La guerre est la broyeuse du petit peuple et Apollinaire évoque, dès le 31 août 1914, « des bergers gigantesques [qui] menaient de grands troupeaux muets qui broutaient les paroles et contre lesquels aboyaient tous les chiens de la route » (« La petite auto », Calligrammes, Poèmes de la paix et de la guerre (1913-1916), 1918, pp. 207-208, cité dans Becker, 2014, p. 8).

La valorisation du sacrifice de l’individu qui se fond dans le groupe, la célébration du mouton qui suit son chef, et les larmes des femmes, Duchamp les a en horreur. En 1915, lorsqu’à la litanie des appelés vient succéder celle des morts annoncées aux familles, Duchamp dit que la nouvelle devient presque banale et s’apparente à « un élément d’un vaste chagrin universel » plutôt qu’à l’indicible douleur de la mort d’un fils ou d’un père (Breuer, 12 sept. 1915, n. p.). Dans la mort de masse le disparu perd sa singularité, même pour les siens, une idée odieuse pour Duchamp. À l’instar de cette image prise par un soldat d’un autre, la cigarette à la bouche face aux ennemis morts dans une tranchée en 1915 (fig. 2). L’indifférence crâne, voire la satisfaction du vainqueur face à ces ennemis devenus masse animale, l’instauration d’un regard apathique, objectifiant l’autre et la mort, est l’épitomé de cette horreur.
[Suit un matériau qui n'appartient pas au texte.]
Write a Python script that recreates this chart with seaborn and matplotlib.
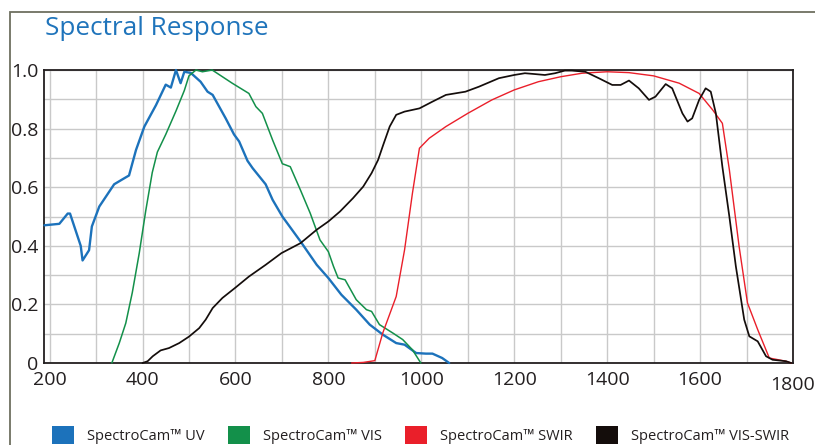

Fig 2 Tranchée conquise, 1915, photographie stéréoscopique sur plaque de verre. Don de Gérard Bonnot. © Europeana

Fig 2 Tranchée conquise, 1915, photographie stéréoscopique sur plaque de verre. Don de Gérard Bonnot. © Europeana

Pour Duchamp c’est là une forme de mort psychologique, car écrit-il, « l’individu pris séparément » y est confondu avec « l’individu, partie de la société » (La boîte verte, Duchamp, 1980, p. 238) ce qu’il rejette totalement. Comme le soldat, le célibataire du Grand Verre est privé de son libre arbitre. Duchamp écrit que si la mariée a un centre de vie, « les célibataires n’en ont pas. Ils vivent par le charbon ou une autre matière tirée non d’eux mais de leur non eux » (p. 68). En tant qu’éléments d’une machine, ils perdent tout contrôle sur leur vie, comme sur leur sexualité, car les paillettes sont mélangées dans les tamis « au point que [...] elles ne peuvent plus garder leur individualité et se joignent toutes après B » (p. 74). Duchamp dit à Schwarz : « Même si certains personnages ont pu être mariés, en endossant l’uniforme ils ont automatiquement perdu leur état marital au profit du célibat conféré par la livrée » (Schwarz, 1974, p. 106). Dans ce contexte, la seule liberté c’est la « liberté d’indifférence » (La boîte verte, Duchamp, 1980, p. 89).

Sa découverte, grâce à Picabia, du philosophe allemand Max Stirner (1806-1856) et de Nietzsche l’a conforté dans l’idée qu’il y a deux genres d’hommes qui ne doivent pas vivre ensemble. L’être social soumis à la masse, tel que le fantassin, le gendarme, le « chasseur » des palaces qu’il représente sur son Grand Verre comme les « célibataires », et l’artiste qui est la quintessence de « l’individu pris séparément », l’individu libre qui se détermine en fonction de ses propres « valeurs spirituelles ou intérieures » (p. 238), l’individu qui a accès à la quatrième dimension, celle de l’imaginaire, celle de l’art qui est « un phénomène de transmutation » qui permet de vivre car « Vivre, c’est croire » (p. 189).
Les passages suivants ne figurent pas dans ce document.